It's been a while, reading every morning about Tu Tu main main between Mr. Arun Jaitley and retired judge Mr. M. Katju.
I , as a plebien tried to understand why and for what reasons a person like Katju made such statements about state of Gujrat , indirectly targetting Mr. Narendra Modi, putative candidate of BJP for PM in election 2014.
Points to ponder upon :
1. Arun Jaitley should know that if Katju was so fussy about propriety he would not have accepted the appointment in the first pace. So, he is hardly going to suffer an attack of conscience now, just because Jaitley has brought up the subject. By not only accepting it, but then going on to demand more powers to discipline the press, Katju has shown that he has clearly accepted or compromised with the patronage system that got him the job.
2. One should also consider how easily he was made Press Council Chairman. Justice Katju retired as a Supreme Court judge on 20 September 2011, but within 15 days he was appointed Chairman of the Press Council.
3. How many months and years the government takes to appoint Chairpersons to crucial companies such as ONGC and Coal India – both of which continued without a full-time chief for nearly a year. Coal India’s acting Chairman even retired without being confirmed in his post
4. How 18 of the 21 Supreme Court judges who retired after 2008 have been immediately accommodated in lucrative or cushy jobs. The examples the newspaper cites are indicative of the power of political patronage: Justice Dalveer Bhandari was posted as a judge of the International Court of Justice (ICJ) even before he demited office. Justice Mukundakam Sharma retired two days ahead of Katju, but he got assurances on his next job four months earlier as head of the Vansadhara Water Dispute Tribunal. ( read in a newspaper)
And so it goes on and on to explain how 18 former Supreme Court judges have been given post-retirement jobs.
The Supreme Court has managed to do its own post retirement job creation by mandating in a recent judgment involving the Right to Information Act that the information commissions at centre or states should have retired Supreme Court and high court judges manning them.

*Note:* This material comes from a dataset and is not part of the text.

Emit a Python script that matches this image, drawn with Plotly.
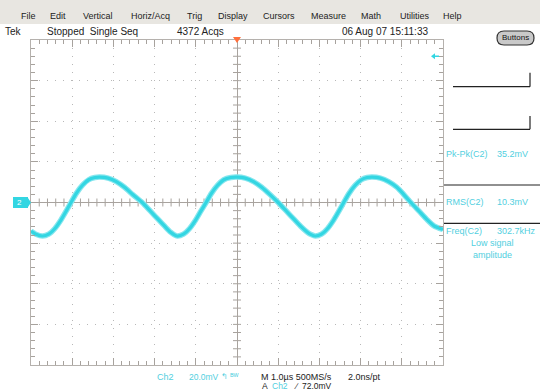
import plotly.graph_objects as go

# ---- acquisition data (Ch2, 1 us/div, 20 mV/div) ----
time_us = [-5.00, -4.88, -4.72, -4.57, -4.42, -4.27, -4.14, -4.03, -3.90, -3.75,
           -3.60, -3.45, -3.33, -3.13, -2.93, -2.73, -2.53, -2.30, -2.10, -1.90,
           -1.75, -1.62, -1.53, -1.45, -1.30, -1.15, -1.00, -0.87, -0.75, -0.62,
           -0.47, -0.32, -0.15, 0.00, 0.20, 0.40, 0.60, 0.80, 1.00, 1.20,
           1.40, 1.55, 1.70, 1.80, 1.90, 2.05, 2.20, 2.35, 2.48, 2.59,
           2.72, 2.87, 3.02, 3.16, 3.28, 3.48, 3.68, 3.88, 4.05, 4.22,
           4.42, 4.62, 4.78, 5.00]
ch2_mv = [-14.0, -15.6, -16.5, -15.6, -12.8, -8.5, -4.0, 0.0, 4.5, 8.5,
          11.2, 12.3, 12.5, 12.0, 10.3, 7.5, 3.9, 0.0, -4.3, -8.6,
          -11.8, -14.5, -15.8, -16.5, -15.6, -12.8, -8.5, -4.0, 0.0, 4.5,
          8.5, 11.2, 12.3, 12.5, 12.0, 10.3, 7.5, 3.9, 0.0, -4.3,
          -8.6, -11.8, -14.5, -15.8, -16.5, -15.6, -12.8, -8.5, -4.0, 0.0,
          4.5, 8.5, 11.2, 12.3, 12.5, 12.0, 10.3, 7.5, 3.9, 0.0,
          -4.3, -8.6, -11.5, -13.3]

trigger_level_mv = 72.0
menu_items = ["File", "Edit", "Vertical", "Horiz/Acq", "Trig", "Display",
              "Cursors", "Measure", "Math", "Utilities", "Help"]
meas_names = ["Pk-Pk(C2)", "RMS(C2)", "Freq(C2)"]
meas_values = ["35.2mV", "10.3mV", "302.7kHz"]

X_RANGE = [-5, 5]
Y_RANGE = [-80, 80]

# ---- screen geometry helpers (pixel -> paper) ----
W, H = 540, 392
ML, MR, MT, MB = 31, 97, 40, 27
PW, PH = W - ML - MR, H - MT - MB


def px(x):
    return (x - ML) / PW


def py(y):
    return (H - MB - y) / PH


CYAN = "#33d6e2"
CYAN_TXT = "#52cfe0"
TICK = "#a7a29d"
FONT = "Liberation Sans"
NARROW = "Liberation Sans Narrow, Liberation Sans"

fig = go.Figure()

# waveform: noisy-looking halo + core line
fig.add_trace(go.Scatter(x=time_us, y=ch2_mv, mode="lines",
                         line=dict(color="#86e6ee", width=5.5, shape="spline", smoothing=0.6),
                         hoverinfo="skip", showlegend=False))
fig.add_trace(go.Scatter(x=time_us, y=ch2_mv, mode="lines",
                         line=dict(color=CYAN, width=3.2, shape="spline", smoothing=0.6),
                         showlegend=False))

shapes = []
annotations = []

# centre-cross minor ticks
xdiv = (X_RANGE[1] - X_RANGE[0]) / 10
ydiv = (Y_RANGE[1] - Y_RANGE[0]) / 8
half_x_tick = 4 / PH * (Y_RANGE[1] - Y_RANGE[0])
half_y_tick = 4 / PW * (X_RANGE[1] - X_RANGE[0])
for k in range(1, 50):
    xv = X_RANGE[0] + k * xdiv / 5
    shapes.append(dict(type="line", xref="x", yref="y", x0=xv, x1=xv,
                       y0=-half_x_tick, y1=half_x_tick,
                       line=dict(color=TICK, width=1), layer="below"))
for k in range(1, 40):
    yv = Y_RANGE[0] + k * ydiv / 5
    shapes.append(dict(type="line", xref="x", yref="y", y0=yv, y1=yv,
                       x0=-half_y_tick, x1=half_y_tick,
                       line=dict(color=TICK, width=1), layer="below"))

# menu bar
shapes.append(dict(type="rect", xref="paper", yref="paper", x0=px(0), x1=px(W),
                   y0=py(24), y1=py(0), fillcolor="#e8e6e1", line=dict(width=0),
                   layer="below"))
menu_x = [19, 48, 81, 129, 185, 216, 261, 309, 359, 398, 441]
for name, x in zip(menu_items, menu_x):
    annotations.append(dict(text=name, x=px(x), y=py(15.5), xref="paper", yref="paper",
                            xanchor="left", yanchor="middle", showarrow=False,
                            font=dict(family=FONT, size=9, color="#222222")))

# status line
status = [("Tek", 3), ("Stopped  Single Seq", 45), ("4372 Acqs", 175),
          ("06 Aug 07 15:11:33", 340)]
for txt, x in status:
    annotations.append(dict(text=txt, x=px(x), y=py(31), xref="paper", yref="paper",
                            xanchor="left", yanchor="middle", showarrow=False,
                            font=dict(family=NARROW, size=10, color="#222222")))

# "Buttons" pill
bx0, bx1, by0, by1, r = 497, 534, 31, 45, 7
pill = (f"M {px(bx0 + r)},{py(by0)} L {px(bx1 - r)},{py(by0)} "
        f"Q {px(bx1)},{py(by0)} {px(bx1)},{py((by0 + by1) / 2)} "
        f"Q {px(bx1)},{py(by1)} {px(bx1 - r)},{py(by1)} "
        f"L {px(bx0 + r)},{py(by1)} "
        f"Q {px(bx0)},{py(by1)} {px(bx0)},{py((by0 + by1) / 2)} "
        f"Q {px(bx0)},{py(by0)} {px(bx0 + r)},{py(by0)} Z")
shapes.append(dict(type="path", xref="paper", yref="paper", path=pill,
                   fillcolor="#c9c9c9", line=dict(color="#333333", width=1.2)))
annotations.append(dict(text="Buttons", x=px((bx0 + bx1) / 2), y=py(38), xref="paper",
                        yref="paper", xanchor="center", yanchor="middle", showarrow=False,
                        font=dict(family=FONT, size=8, color="#111111")))

# trigger position marker (top)
tx = px(237)
shapes.append(dict(type="path", xref="paper", yref="paper",
                   path=f"M {px(233)},{py(37)} L {px(241)},{py(37)} L {tx},{py(43)} Z",
                   fillcolor="#ff6f3c", line=dict(width=0)))

# trigger level marker (right edge)
ty_paper = (trigger_level_mv - Y_RANGE[0]) / (Y_RANGE[1] - Y_RANGE[0])
shapes.append(dict(type="path", xref="paper", yref="paper",
                   path=f"M {px(431)},{ty_paper} L {px(435)},{ty_paper + 3 / PH} "
                        f"L {px(435)},{ty_paper - 3 / PH} Z",
                   fillcolor=CYAN, line=dict(width=0)))
shapes.append(dict(type="line", xref="paper", yref="paper", x0=px(434), x1=px(439),
                   y0=ty_paper, y1=ty_paper, line=dict(color=CYAN, width=1.5)))

# channel 2 ground marker (left)
shapes.append(dict(type="rect", xref="paper", yref="paper", x0=px(13), x1=px(28),
                   y0=py(208), y1=py(197), fillcolor=CYAN, line=dict(width=0)))
shapes.append(dict(type="path", xref="paper", yref="paper",
                   path=f"M {px(28)},{py(198)} L {px(31)},{py(202.5)} L {px(28)},{py(207)} Z",
                   fillcolor=CYAN, line=dict(width=0)))
annotations.append(dict(text="2", x=px(19), y=py(202.5), xref="paper", yref="paper",
                        xanchor="center", yanchor="middle", showarrow=False,
                        font=dict(family=FONT, size=8, color="white")))

# right panel brackets
for yb, ytop in [(86.7, 72.7), (129.3, 116)]:
    shapes.append(dict(type="line", xref="paper", yref="paper", x0=px(453), x1=px(530),
                       y0=py(yb), y1=py(yb), line=dict(color="#222222", width=1.2)))
    shapes.append(dict(type="line", xref="paper", yref="paper", x0=px(530), x1=px(530),
                       y0=py(yb), y1=py(ytop), line=dict(color="#222222", width=1.2)))

# measurement readouts
meas_y = [154, 201.7, 230.7]
for name, val, y in zip(meas_names, meas_values, meas_y):
    annotations.append(dict(text=name, x=px(444), y=py(y), xref="paper", yref="paper",
                            xanchor="left", yanchor="middle", showarrow=False,
                            font=dict(family=FONT, size=9, color=CYAN_TXT)))
    annotations.append(dict(text=val, x=px(495), y=py(y), xref="paper", yref="paper",
                            xanchor="left", yanchor="middle", showarrow=False,
                            font=dict(family=FONT, size=9, color=CYAN_TXT)))
for ys in [185, 223.3]:
    shapes.append(dict(type="line", xref="paper", yref="paper", x0=px(444), x1=px(540),
                       y0=py(ys), y1=py(ys), line=dict(color="#222222", width=1.2)))
for txt, y in [("Low signal", 242.7), ("amplitude", 255)]:
    annotations.append(dict(text=txt, x=px(492), y=py(y), xref="paper", yref="paper",
                            xanchor="center", yanchor="middle", showarrow=False,
                            font=dict(family=FONT, size=9, color=CYAN_TXT)))

# bottom readouts
bottom = [("Ch2", 155, 376.5, CYAN_TXT, 9), ("20.0mV", 187, 376.5, CYAN_TXT, 8.5),
          ("\u21b0 \u1d2e\u1d42", 219, 376.5, CYAN_TXT, 8),
          ("M 1.0\u00b5s 500MS/s", 259, 376.5, "#222222", 9),
          ("2.0ns/pt", 346, 376.5, "#222222", 9),
          ("A", 260, 385.5, "#222222", 8.5), ("Ch2", 270, 385.5, CYAN_TXT, 8.5),
          ("\u2215", 292, 385.5, "#222222", 8.5), ("72.0mV", 300, 385.5, "#222222", 8.5)]
for txt, x, y, col, sz in bottom:
    annotations.append(dict(text=txt, x=px(x), y=py(y), xref="paper", yref="paper",
                            xanchor="left", yanchor="middle", showarrow=False,
                            font=dict(family=FONT, size=sz, color=col)))

axis_common = dict(showticklabels=False, showline=True, linecolor="#b5b1ad", linewidth=1,
                   mirror="allticks", ticks="inside", ticklen=7, tickcolor=TICK,
                   showgrid=True, gridcolor="#b8b8b8", gridwidth=1, griddash="1px,7px",
                   zeroline=True, zerolinecolor="#a8a39e", zerolinewidth=1, fixedrange=True)

fig.update_xaxes(range=X_RANGE, dtick=1, tick0=0,
                 minor=dict(dtick=0.2, ticks="inside", ticklen=4, tickcolor=TICK, showgrid=False),
                 **axis_common)
fig.update_yaxes(range=Y_RANGE, dtick=20, tick0=0,
                 minor=dict(dtick=4, ticks="inside", ticklen=4, tickcolor=TICK, showgrid=False),
                 **axis_common)

fig.update_layout(width=W, height=H, margin=dict(l=ML, r=MR, t=MT, b=MB),
                  paper_bgcolor="white", plot_bgcolor="white",
                  shapes=shapes, annotations=annotations, showlegend=False)

fig.write_html("out.html", config={"displayModeBar": False})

This is the central problem – that politicians in power can help retiring babus and judges to obtain remunerative jobs, combined with huge powers, even after retirement. The point is not how honest a judge is, but that the system leaves huge scope for abuse. And looking at the corrupt system we have created, with all its linkages between power, position and money, anyone who accepts such a job after retirement must be fundamentally treated with suspicion on his motives.
This applies to Justice Katju as well, for he saw no moral conflict between taking up a job intended to discipline an aggressive media just when the government was under siege over several corruption scandals.
The only remedy for such behaviour is to bar retiring government officials and judges from taking up any job in the private sector or in government, even if it is a constitutional post, for at least two years after retirement. It is not as if India lacks otherwise competent people to man such positions.